- Night-Slayer from Detective Comics #544, artist Gene Colan.

Publication information
- Publisher: DC Comics
- First appearance: Detective Comics #529 (August 1983)
- Created by: Doug Moench (writer) Gene Colan (artist)

In-story information
- Full name: Anton Knight
- Species: Human
- Partnerships: Nocturna
- Notable aliases: Thief of Night, Night-Thief
- Abilities: Expert martial artist and burglar

= Nightslayer =

Night-Slayer (Anton Knight) is a character in the DC Comics universe. He first appeared in Detective Comics #529 (August 1983), and was created by Doug Moench and Gene Colan.

==Fictional character biography==
The son of Gotham City millionaire and crime lord Charles Knight, Anton Knight is raised in a life of luxury and privilege. As a youth, he yearns to improve himself, honing his body and mind to a sharp edge. He studies martial arts and eventually leaves home to study martial arts in Asia.

During Anton's travels, his father Charles is murdered by a rival gang.

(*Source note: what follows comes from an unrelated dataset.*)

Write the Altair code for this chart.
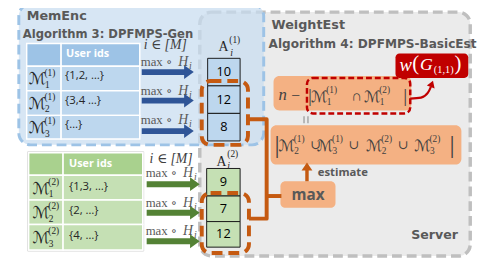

At Charles' funeral, Anton meets his adoptive sister Natalia Knight, who was raised in poverty separate from him. The long-separated siblings fall in love and begin a partnership. Natalia quickly becomes accustomed to the life of luxury Anton had always known, but the couple soon use up their inheritance, in no small part because Natalia needs expensive medical treatment due to having a rare disorder that makes her sensitive to light.

Natalia and Anton adopt a nocturnal existence to protect Natalia from the damaging rays of the sun, while continuing to use the expensive medical equipment to treat her skin sensitivity. After the inheritance money runs short, Anton and Natalia become burglars, following in their father's criminal footsteps. Clad in a black body suit, Anton uses his martial arts and acrobatic prowess to rob Gotham City's rich as the "Thief of Night", while Natalia operates behind the scenes as "Nocturna, Mistress of the Night".

After several clashes with Batman, Anton is eventually captured and sent to prison. Nocturna remains free and continues her life of crime along with a new ally, Nightshade. Anton finally escapes and, after being rejected by Nocturna, becomes the murderous "Night-Slayer".

In The New 52 continuity reboot, Night-Slayer is Nocturna's stepson.

==Powers and abilities==
Night-Slayer is an expert martial artist.

==In other media==
- Night-Slayer appears in Batman: The Video Game.
- A character loosely based on Night-Slayer named Anton Night appears in the Batman: Caped Crusader episode "Nocturne", voiced by Haley Joel Osment. He is an inventor and older brother of Natalia Night who showcases his inventions in a traveling carnival before she accidentally kills him during an argument.